> Exercise
Leave out any picture and return the remaining listing below exactly as given.

> Data extract
□ □ □ □ □

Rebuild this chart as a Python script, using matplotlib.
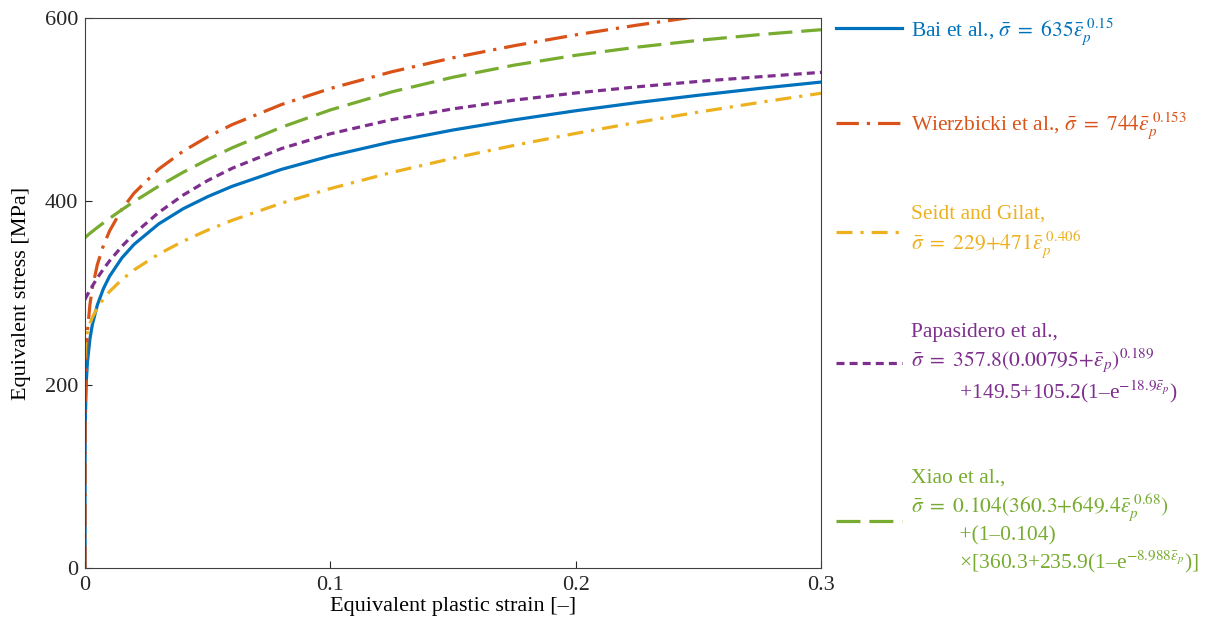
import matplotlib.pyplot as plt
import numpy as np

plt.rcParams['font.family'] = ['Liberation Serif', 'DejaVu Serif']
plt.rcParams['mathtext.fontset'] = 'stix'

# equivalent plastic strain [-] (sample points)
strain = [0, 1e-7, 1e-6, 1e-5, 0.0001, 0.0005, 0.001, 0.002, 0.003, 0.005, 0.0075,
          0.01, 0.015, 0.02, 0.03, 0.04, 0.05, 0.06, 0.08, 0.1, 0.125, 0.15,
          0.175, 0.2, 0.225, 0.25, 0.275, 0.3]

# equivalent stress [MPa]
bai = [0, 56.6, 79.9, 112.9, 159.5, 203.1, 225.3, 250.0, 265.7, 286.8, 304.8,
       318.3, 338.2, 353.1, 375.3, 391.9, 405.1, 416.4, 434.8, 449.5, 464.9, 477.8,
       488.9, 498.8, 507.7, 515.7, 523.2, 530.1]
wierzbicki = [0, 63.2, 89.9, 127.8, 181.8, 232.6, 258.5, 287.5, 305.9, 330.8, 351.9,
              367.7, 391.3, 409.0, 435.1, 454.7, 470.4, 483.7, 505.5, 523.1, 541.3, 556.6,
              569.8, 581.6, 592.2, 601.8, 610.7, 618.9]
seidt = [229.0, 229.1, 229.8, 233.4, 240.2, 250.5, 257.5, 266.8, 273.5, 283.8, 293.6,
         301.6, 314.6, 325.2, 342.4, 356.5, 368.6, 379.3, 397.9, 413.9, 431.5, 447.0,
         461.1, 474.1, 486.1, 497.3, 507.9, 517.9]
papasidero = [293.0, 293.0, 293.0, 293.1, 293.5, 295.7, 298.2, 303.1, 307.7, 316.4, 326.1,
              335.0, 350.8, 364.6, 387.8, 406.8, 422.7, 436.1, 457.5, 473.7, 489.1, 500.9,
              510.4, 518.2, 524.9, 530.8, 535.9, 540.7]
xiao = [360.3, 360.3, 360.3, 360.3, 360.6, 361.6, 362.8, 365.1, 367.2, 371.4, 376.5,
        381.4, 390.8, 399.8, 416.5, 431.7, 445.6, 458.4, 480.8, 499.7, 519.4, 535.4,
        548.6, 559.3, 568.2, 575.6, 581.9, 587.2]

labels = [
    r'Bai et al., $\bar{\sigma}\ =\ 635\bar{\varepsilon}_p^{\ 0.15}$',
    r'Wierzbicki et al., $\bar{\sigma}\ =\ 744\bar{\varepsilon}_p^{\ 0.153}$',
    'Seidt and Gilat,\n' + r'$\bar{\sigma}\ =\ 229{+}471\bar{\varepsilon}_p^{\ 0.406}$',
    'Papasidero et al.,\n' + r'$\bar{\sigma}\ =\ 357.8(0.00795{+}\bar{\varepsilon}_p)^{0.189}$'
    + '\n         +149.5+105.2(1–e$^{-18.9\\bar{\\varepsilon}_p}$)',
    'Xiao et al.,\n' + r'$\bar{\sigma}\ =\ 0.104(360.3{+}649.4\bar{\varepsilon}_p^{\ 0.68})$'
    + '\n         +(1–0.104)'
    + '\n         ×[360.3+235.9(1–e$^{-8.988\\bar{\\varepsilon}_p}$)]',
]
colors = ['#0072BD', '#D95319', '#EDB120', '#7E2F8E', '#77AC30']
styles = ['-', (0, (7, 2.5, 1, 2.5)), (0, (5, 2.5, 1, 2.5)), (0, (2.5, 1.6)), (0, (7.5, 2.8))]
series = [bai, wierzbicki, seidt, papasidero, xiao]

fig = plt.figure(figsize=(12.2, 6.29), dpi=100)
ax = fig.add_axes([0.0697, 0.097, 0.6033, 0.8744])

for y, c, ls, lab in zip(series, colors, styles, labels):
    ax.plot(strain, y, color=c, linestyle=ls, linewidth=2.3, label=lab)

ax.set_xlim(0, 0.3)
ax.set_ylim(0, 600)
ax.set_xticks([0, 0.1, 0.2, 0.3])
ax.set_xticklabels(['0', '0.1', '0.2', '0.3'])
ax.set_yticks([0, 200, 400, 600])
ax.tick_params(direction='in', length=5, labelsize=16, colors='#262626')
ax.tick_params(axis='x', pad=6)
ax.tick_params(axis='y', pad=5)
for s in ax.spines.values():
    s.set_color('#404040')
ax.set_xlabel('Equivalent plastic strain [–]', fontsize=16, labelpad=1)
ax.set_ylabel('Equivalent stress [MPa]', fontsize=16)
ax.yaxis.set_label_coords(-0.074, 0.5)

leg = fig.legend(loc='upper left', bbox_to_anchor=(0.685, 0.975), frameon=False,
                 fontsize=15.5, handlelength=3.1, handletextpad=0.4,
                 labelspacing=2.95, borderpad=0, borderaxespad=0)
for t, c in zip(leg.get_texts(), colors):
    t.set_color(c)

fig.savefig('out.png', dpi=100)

□ □ □ □ □

> Answer
Rebuild this chart as a Python script, using matplotlib.
import matplotlib.pyplot as plt
import numpy as np

plt.rcParams['font.family'] = ['Liberation Serif', 'DejaVu Serif']
plt.rcParams['mathtext.fontset'] = 'stix'

# equivalent plastic strain [-] (sample points)
strain = [0, 1e-7, 1e-6, 1e-5, 0.0001, 0.0005, 0.001, 0.002, 0.003, 0.005, 0.0075,
          0.01, 0.015, 0.02, 0.03, 0.04, 0.05, 0.06, 0.08, 0.1, 0.125, 0.15,
          0.175, 0.2, 0.225, 0.25, 0.275, 0.3]

# equivalent stress [MPa]
bai = [0, 56.6, 79.9, 112.9, 159.5, 203.1, 225.3, 250.0, 265.7, 286.8, 304.8,
       318.3, 338.2, 353.1, 375.3, 391.9, 405.1, 416.4, 434.8, 449.5, 464.9, 477.8,
       488.9, 498.8, 507.7, 515.7, 523.2, 530.1]
wierzbicki = [0, 63.2, 89.9, 127.8, 181.8, 232.6, 258.5, 287.5, 305.9, 330.8, 351.9,
              367.7, 391.3, 409.0, 435.1, 454.7, 470.4, 483.7, 505.5, 523.1, 541.3, 556.6,
              569.8, 581.6, 592.2, 601.8, 610.7, 618.9]
seidt = [229.0, 229.1, 229.8, 233.4, 240.2, 250.5, 257.5, 266.8, 273.5, 283.8, 293.6,
         301.6, 314.6, 325.2, 342.4, 356.5, 368.6, 379.3, 397.9, 413.9, 431.5, 447.0,
         461.1, 474.1, 486.1, 497.3, 507.9, 517.9]
papasidero = [293.0, 293.0, 293.0, 293.1, 293.5, 295.7, 298.2, 303.1, 307.7, 316.4, 326.1,
              335.0, 350.8, 364.6, 387.8, 406.8, 422.7, 436.1, 457.5, 473.7, 489.1, 500.9,
              510.4, 518.2, 524.9, 530.8, 535.9, 540.7]
xiao = [360.3, 360.3, 360.3, 360.3, 360.6, 361.6, 362.8, 365.1, 367.2, 371.4, 376.5,
        381.4, 390.8, 399.8, 416.5, 431.7, 445.6, 458.4, 480.8, 499.7, 519.4, 535.4,
        548.6, 559.3, 568.2, 575.6, 581.9, 587.2]

labels = [
    r'Bai et al., $\bar{\sigma}\ =\ 635\bar{\varepsilon}_p^{\ 0.15}$',
    r'Wierzbicki et al., $\bar{\sigma}\ =\ 744\bar{\varepsilon}_p^{\ 0.153}$',
    'Seidt and Gilat,\n' + r'$\bar{\sigma}\ =\ 229{+}471\bar{\varepsilon}_p^{\ 0.406}$',
    'Papasidero et al.,\n' + r'$\bar{\sigma}\ =\ 357.8(0.00795{+}\bar{\varepsilon}_p)^{0.189}$'
    + '\n         +149.5+105.2(1–e$^{-18.9\\bar{\\varepsilon}_p}$)',
    'Xiao et al.,\n' + r'$\bar{\sigma}\ =\ 0.104(360.3{+}649.4\bar{\varepsilon}_p^{\ 0.68})$'
    + '\n         +(1–0.104)'
    + '\n         ×[360.3+235.9(1–e$^{-8.988\\bar{\\varepsilon}_p}$)]',
]
colors = ['#0072BD', '#D95319', '#EDB120', '#7E2F8E', '#77AC30']
styles = ['-', (0, (7, 2.5, 1, 2.5)), (0, (5, 2.5, 1, 2.5)), (0, (2.5, 1.6)), (0, (7.5, 2.8))]
series = [bai, wierzbicki, seidt, papasidero, xiao]

fig = plt.figure(figsize=(12.2, 6.29), dpi=100)
ax = fig.add_axes([0.0697, 0.097, 0.6033, 0.8744])

for y, c, ls, lab in zip(series, colors, styles, labels):
    ax.plot(strain, y, color=c, linestyle=ls, linewidth=2.3, label=lab)

ax.set_xlim(0, 0.3)
ax.set_ylim(0, 600)
ax.set_xticks([0, 0.1, 0.2, 0.3])
ax.set_xticklabels(['0', '0.1', '0.2', '0.3'])
ax.set_yticks([0, 200, 400, 600])
ax.tick_params(direction='in', length=5, labelsize=16, colors='#262626')
ax.tick_params(axis='x', pad=6)
ax.tick_params(axis='y', pad=5)
for s in ax.spines.values():
    s.set_color('#404040')
ax.set_xlabel('Equivalent plastic strain [–]', fontsize=16, labelpad=1)
ax.set_ylabel('Equivalent stress [MPa]', fontsize=16)
ax.yaxis.set_label_coords(-0.074, 0.5)

leg = fig.legend(loc='upper left', bbox_to_anchor=(0.685, 0.975), frameon=False,
                 fontsize=15.5, handlelength=3.1, handletextpad=0.4,
                 labelspacing=2.95, borderpad=0, borderaxespad=0)
for t, c in zip(leg.get_texts(), colors):
    t.set_color(c)

fig.savefig('out.png', dpi=100)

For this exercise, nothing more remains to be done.